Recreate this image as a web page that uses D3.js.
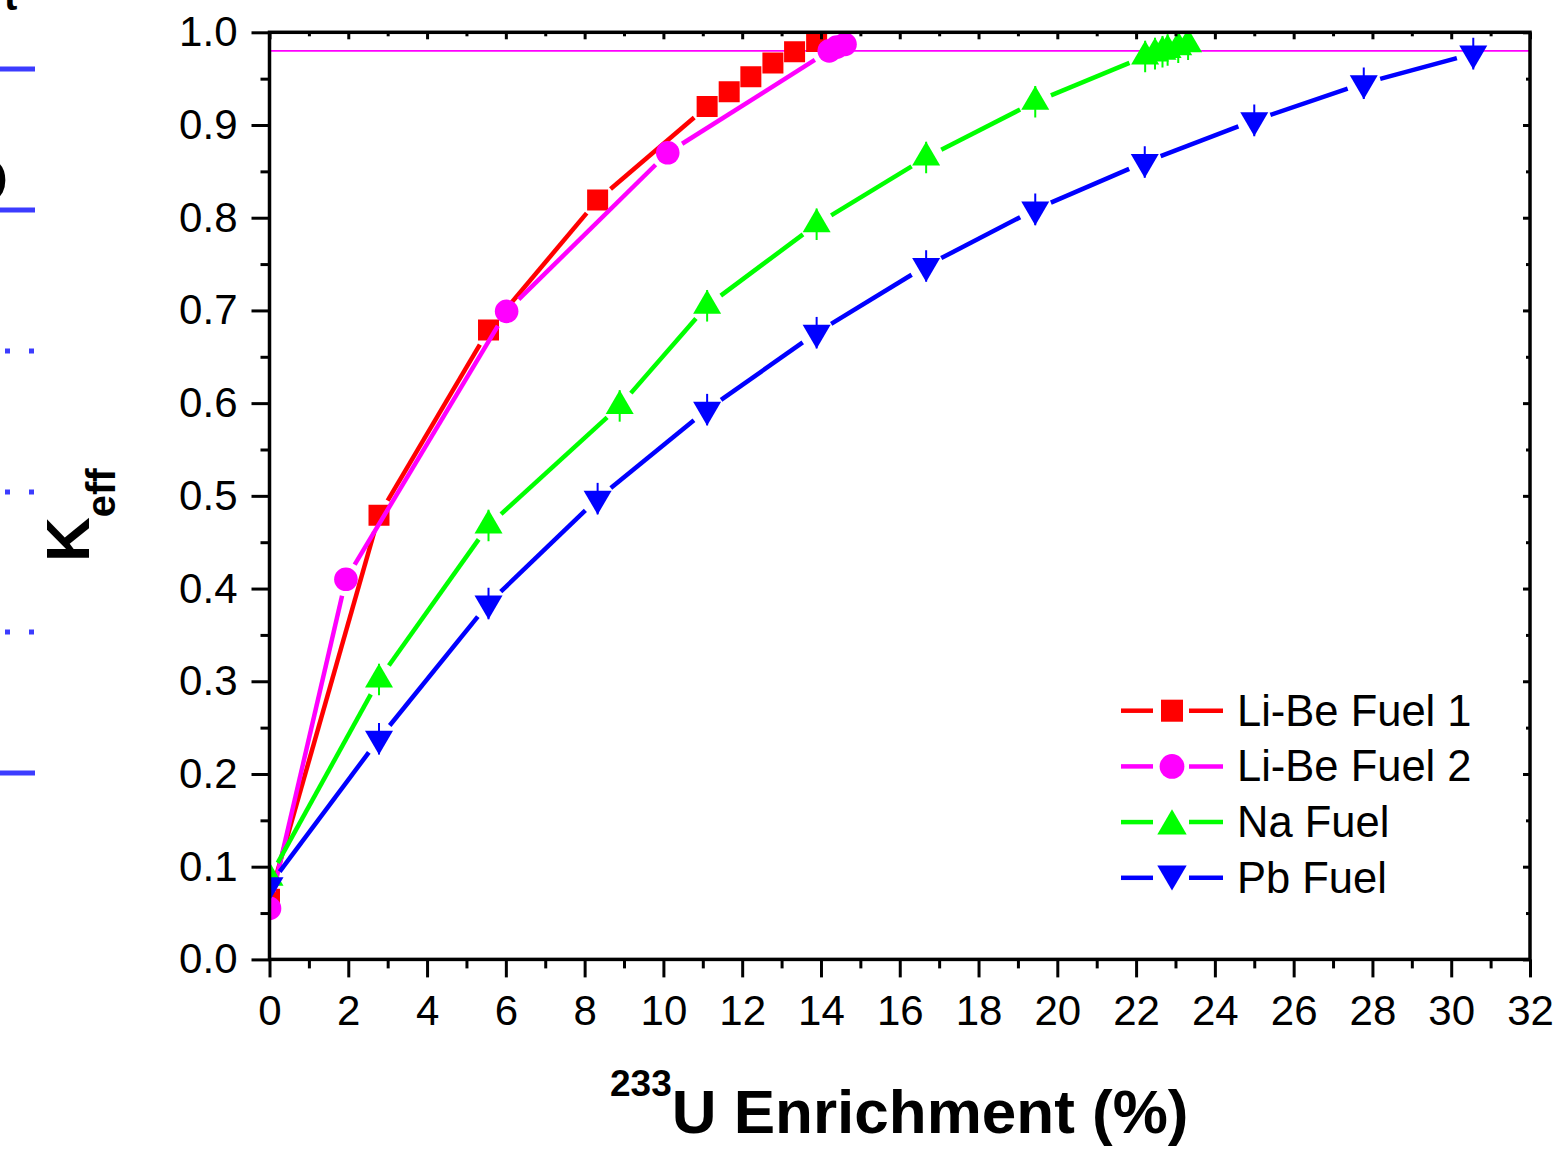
<!DOCTYPE html>
<html>
<head>
<meta charset="utf-8">
<script src="https://cdn.jsdelivr.net/npm/d3@7"></script>
<style>
  body{margin:0;background:#fff}
  svg{display:block}
</style>
</head>
<body>
<svg id="graphContainer"></svg>
<script>
/*Données*/
const seriesNames = ['Li-Be Fuel 1', 'Li-Be Fuel 2', 'Na Fuel', 'Pb Fuel']

const liBe1X = [0, 2.78, 5.56, 8.33, 11.11, 11.67, 12.22, 12.78, 13.33, 13.89]
const liBe1Y = [0.065, 0.479, 0.679, 0.819, 0.920, 0.936, 0.952, 0.967, 0.979, 0.990]

const liBe2X = [0, 1.94, 6.02, 10.11, 14.21, 14.40, 14.61]
const liBe2Y = [0.055, 0.410, 0.699, 0.870, 0.980, 0.984, 0.987]

const naX = [0, 2.78, 5.56, 8.89, 11.11, 13.89, 16.67, 19.44, 22.23, 22.48, 22.67, 22.80, 23.07, 23.32]
const naY = [0.088, 0.302, 0.468, 0.597, 0.705, 0.793, 0.865, 0.925, 0.974, 0.977, 0.979, 0.981, 0.984, 0.987]
const naErr = [0.017, 0.017, 0.017, 0.017, 0.017, 0.017, 0.017, 0.017, 0.017, 0.017, 0.017, 0.017, 0.017, 0.017]

const pbX = [0, 2.78, 5.56, 8.33, 11.11, 13.89, 16.67, 19.44, 22.22, 25.00, 27.78, 30.56]
const pbY = [0.080, 0.238, 0.384, 0.497, 0.593, 0.676, 0.748, 0.809, 0.860, 0.905, 0.945, 0.977]
const pbErr = [0.017, 0.017, 0.017, 0.017, 0.017, 0.017, 0.017, 0.017, 0.017, 0.017, 0.017, 0.017]

const kCritique = 0.98

const xTickValues = [0, 2, 4, 6, 8, 10, 12, 14, 16, 18, 20, 22, 24, 26, 28, 30, 32]
const xMinorValues = [1, 3, 5, 7, 9, 11, 13, 15, 17, 19, 21, 23, 25, 27, 29, 31]
const yTickValues = [0.0, 0.1, 0.2, 0.3, 0.4, 0.5, 0.6, 0.7, 0.8, 0.9, 1.0]
const yMinorValues = [0.05, 0.15, 0.25, 0.35, 0.45, 0.55, 0.65, 0.75, 0.85, 0.95]

/*Styles*/
const couleurs = ['#ff0000', '#ff00ff', '#00ff00', '#0000ff']
const symboles = ['square', 'circle', 'triUp', 'triDown']
const police = "'Liberation Sans', Arial, Helvetica, sans-serif"

const width = 1564, height = 1152
const margin = {top: 32.3, right: 34, bottom: 192.6, left: 269.5}

let svgContainer = d3.select('#graphContainer')
                     .attr('width', width)
                     .attr('height', height)

/*Echelles*/
const xScale = d3.scaleLinear()
                 .domain([0, 32])
                 .range([margin.left, width - margin.right])
const yScale = d3.scaleLinear()
                 .domain([0, 1])
                 .range([height - margin.bottom, margin.top])

/*Forme des symboles, centrés sur le barycentre*/
const symbolPath = (type, k = 1) => {
    if (type === 'square') {
        const h = 10.5 * k
        return `M${-h},${-h}H${h}V${h}H${-h}Z`
    }
    if (type === 'circle') {
        const r = 11.8 * k
        return `M${-r},0A${r},${r} 0 1,0 ${r},0A${r},${r} 0 1,0 ${-r},0Z`
    }
    const w = 14 * k, a = 16 * k, b = 8 * k
    if (type === 'triUp') return `M0,${-a}L${w},${b}L${-w},${b}Z`
    return `M0,${a}L${w},${-b}L${-w},${-b}Z`
}

/*Segments de ligne avec un espace autour des symboles*/
const segmentsAvecEcart = (pts, ecart) => {
    let segs = []
    for (let i = 0; i < pts.length - 1; i++) {
        const [x1, y1] = pts[i], [x2, y2] = pts[i + 1]
        const dx = x2 - x1, dy = y2 - y1, len = Math.hypot(dx, dy)
        if (len <= 2 * ecart) continue
        const ux = dx / len, uy = dy / len
        segs.push([x1 + ux * ecart, y1 + uy * ecart, x2 - ux * ecart, y2 - uy * ecart])
    }
    return segs
}

/*Axes*/
const styleAxe = (g) => {
    g.select('.domain').remove()
    g.selectAll('.tick line').attr('stroke', '#000').attr('stroke-width', 3)
    g.selectAll('.tick text')
     .style('font-family', police)
     .style('font-size', '42px')
     .attr('fill', '#000')
}

const createAxes = () => {
    const bas = height - margin.bottom
    const droite = width - margin.right

    svgContainer.append('g')
        .attr('transform', 'translate(0,' + bas + ')')
        .call(d3.axisBottom(xScale).tickValues(xMinorValues).tickSize(9).tickFormat(''))
        .call(styleAxe)
    svgContainer.append('g')
        .attr('id', 'x-axis')
        .attr('transform', 'translate(0,' + bas + ')')
        .call(d3.axisBottom(xScale).tickValues(xTickValues).tickSize(18).tickPadding(18).tickFormat(d3.format('d')))
        .call(styleAxe)

    svgContainer.append('g')
        .attr('transform', 'translate(' + margin.left + ',0)')
        .call(d3.axisLeft(yScale).tickValues(yMinorValues).tickSize(9).tickFormat(''))
        .call(styleAxe)
    svgContainer.append('g')
        .attr('id', 'y-axis')
        .attr('transform', 'translate(' + margin.left + ',0)')
        .call(d3.axisLeft(yScale).tickValues(yTickValues).tickSize(18).tickPadding(14).tickFormat(d3.format('.1f')))
        .call(styleAxe)

    /*axes miroirs haut et droite, graduations vers l'intérieur*/
    svgContainer.append('g')
        .attr('transform', 'translate(0,' + margin.top + ')')
        .call(d3.axisTop(xScale).tickValues(xMinorValues).tickSize(-4).tickFormat(''))
        .call(styleAxe)
    svgContainer.append('g')
        .attr('transform', 'translate(0,' + margin.top + ')')
        .call(d3.axisTop(xScale).tickValues(xTickValues).tickSize(-7).tickFormat(''))
        .call(styleAxe)
    svgContainer.append('g')
        .attr('transform', 'translate(' + droite + ',0)')
        .call(d3.axisRight(yScale).tickValues(yMinorValues).tickSize(-4).tickFormat(''))
        .call(styleAxe)
    svgContainer.append('g')
        .attr('transform', 'translate(' + droite + ',0)')
        .call(d3.axisRight(yScale).tickValues(yTickValues).tickSize(-7).tickFormat(''))
        .call(styleAxe)

    /*cadre*/
    svgContainer.append('rect')
        .attr('x', margin.left)
        .attr('y', margin.top)
        .attr('width', droite - margin.left)
        .attr('height', bas - margin.top)
        .attr('fill', 'none')
        .attr('stroke', '#000')
        .attr('stroke-width', 3.5)
}

/*Courbes*/
const drawSeries = () => {
    svgContainer.append('clipPath')
        .attr('id', 'zone')
        .append('rect')
        .attr('x', margin.left)
        .attr('y', margin.top)
        .attr('width', width - margin.right - margin.left)
        .attr('height', height - margin.bottom - margin.top)

    const plot = svgContainer.append('g').attr('clip-path', 'url(#zone)')

    /*ligne horizontale k = 0.98*/
    plot.append('line')
        .attr('x1', xScale(0))
        .attr('x2', xScale(32))
        .attr('y1', yScale(kCritique))
        .attr('y2', yScale(kCritique))
        .attr('stroke', '#ff00ff')
        .attr('stroke-width', 1.6)

    const series = [
        {x: liBe1X, y: liBe1Y, err: null},
        {x: liBe2X, y: liBe2Y, err: null},
        {x: naX, y: naY, err: naErr},
        {x: pbX, y: pbY, err: pbErr}
    ]

    series.forEach((s, i) => {
        const pts = s.x.map((v, j) => [xScale(v), yScale(s.y[j])])
        const g = plot.append('g').attr('class', 'serie')

        g.selectAll('line.seg')
            .data(segmentsAvecEcart(pts, 17))
            .enter()
            .append('line')
            .attr('class', 'seg')
            .attr('x1', d => d[0]).attr('y1', d => d[1])
            .attr('x2', d => d[2]).attr('y2', d => d[3])
            .attr('stroke', couleurs[i])
            .attr('stroke-width', 4.5)

        if (s.err) {
            g.selectAll('line.err')
                .data(s.x.map((v, j) => [v, s.y[j], s.err[j]]))
                .enter()
                .append('line')
                .attr('class', 'err')
                .attr('x1', d => xScale(d[0])).attr('x2', d => xScale(d[0]))
                .attr('y1', d => yScale(d[1] - d[2])).attr('y2', d => yScale(d[1] + d[2]))
                .attr('stroke', couleurs[i])
                .attr('stroke-width', 2)
        }

        g.selectAll('path.sym')
            .data(pts)
            .enter()
            .append('path')
            .attr('class', 'sym')
            .attr('d', symbolPath(symboles[i]))
            .attr('transform', d => 'translate(' + d[0] + ',' + d[1] + ')')
            .attr('fill', couleurs[i])
    })
}

/*Légende*/
const drawLegend = () => {
    const leg = svgContainer.append('g').attr('id', 'legend')
    seriesNames.forEach((nom, i) => {
        const y = 710.7 + i * 55.7
        const row = leg.append('g').attr('transform', 'translate(0,' + y + ')')
        row.append('line').attr('x1', 1121).attr('x2', 1153).attr('y1', 0).attr('y2', 0)
           .attr('stroke', couleurs[i]).attr('stroke-width', 4.5)
        row.append('line').attr('x1', 1189).attr('x2', 1223).attr('y1', 0).attr('y2', 0)
           .attr('stroke', couleurs[i]).attr('stroke-width', 4.5)
        row.append('path')
           .attr('d', symbolPath(symboles[i], 1.05))
           .attr('transform', 'translate(1172,' + (symboles[i] === 'triUp' ? 4 : symboles[i] === 'triDown' ? -4 : 0) + ')')
           .attr('fill', couleurs[i])
        row.append('text')
           .attr('x', 1237)
           .attr('y', 15)
           .style('font-family', police)
           .style('font-size', '43.5px')
           .text(nom)
    })
}

/*Titres des axes*/
const nameAxes = () => {
    const yTitre = svgContainer.append('text')
        .attr('transform', 'translate(89,562) rotate(-90)')
        .style('font-family', police)
        .style('font-weight', 'bold')
    yTitre.append('tspan').style('font-size', '62px').text('K')
    yTitre.append('tspan').attr('dy', 26).style('font-size', '40px').text('eff')

    const xTitre = svgContainer.append('text')
        .style('font-family', police)
        .style('font-weight', 'bold')
    xTitre.append('tspan').attr('x', 610).attr('y', 1096).style('font-size', '37px').text('233')
    xTitre.append('tspan').attr('y', 1133).style('font-size', '62px').text('U Enrichment (%)')
}

/*Restes du panneau voisin, coupé à gauche (comme sur l'original)*/
const drawVoisin = () => {
    const bleu = '#3c3cff'
    const v = svgContainer.append('g')
    ;[69, 210, 773].forEach(y => {
        v.append('rect').attr('x', 0).attr('y', y - 2.5).attr('width', 35).attr('height', 5).attr('fill', bleu)
    })
    ;[351, 492, 632].forEach(y => {
        v.append('rect').attr('x', 5).attr('y', y - 2.5).attr('width', 5).attr('height', 5).attr('fill', bleu)
        v.append('rect').attr('x', 29).attr('y', y - 2.5).attr('width', 5).attr('height', 5).attr('fill', bleu)
    })
    v.append('text').attr('x', 4).attr('y', 10)
     .style('font-family', police).style('font-weight', 'bold').style('font-size', '40px').text('t')
    v.append('text').attr('x', 8).attr('y', 203).attr('text-anchor', 'end')
     .style('font-family', police).style('font-weight', 'bold').style('font-size', '64px').text('O')
}

drawVoisin()
drawSeries()
createAxes()
drawLegend()
nameAxes()
</script>
</body>
</html>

▶ _Required task_: Without the pictures, please reproduce each line of the listing above exactly, from the first one through the line bearing "const kCritique = 0.98".

▶ _Problem solution_:
Recreate this image as a web page that uses D3.js.
<!DOCTYPE html>
<html>
<head>
<meta charset="utf-8">
<script src="https://cdn.jsdelivr.net/npm/d3@7"></script>
<style>
  body{margin:0;background:#fff}
  svg{display:block}
</style>
</head>
<body>
<svg id="graphContainer"></svg>
<script>
/*Données*/
const seriesNames = ['Li-Be Fuel 1', 'Li-Be Fuel 2', 'Na Fuel', 'Pb Fuel']

const liBe1X = [0, 2.78, 5.56, 8.33, 11.11, 11.67, 12.22, 12.78, 13.33, 13.89]
const liBe1Y = [0.065, 0.479, 0.679, 0.819, 0.920, 0.936, 0.952, 0.967, 0.979, 0.990]

const liBe2X = [0, 1.94, 6.02, 10.11, 14.21, 14.40, 14.61]
const liBe2Y = [0.055, 0.410, 0.699, 0.870, 0.980, 0.984, 0.987]

const naX = [0, 2.78, 5.56, 8.89, 11.11, 13.89, 16.67, 19.44, 22.23, 22.48, 22.67, 22.80, 23.07, 23.32]
const naY = [0.088, 0.302, 0.468, 0.597, 0.705, 0.793, 0.865, 0.925, 0.974, 0.977, 0.979, 0.981, 0.984, 0.987]
const naErr = [0.017, 0.017, 0.017, 0.017, 0.017, 0.017, 0.017, 0.017, 0.017, 0.017, 0.017, 0.017, 0.017, 0.017]

const pbX = [0, 2.78, 5.56, 8.33, 11.11, 13.89, 16.67, 19.44, 22.22, 25.00, 27.78, 30.56]
const pbY = [0.080, 0.238, 0.384, 0.497, 0.593, 0.676, 0.748, 0.809, 0.860, 0.905, 0.945, 0.977]
const pbErr = [0.017, 0.017, 0.017, 0.017, 0.017, 0.017, 0.017, 0.017, 0.017, 0.017, 0.017, 0.017]

const kCritique = 0.98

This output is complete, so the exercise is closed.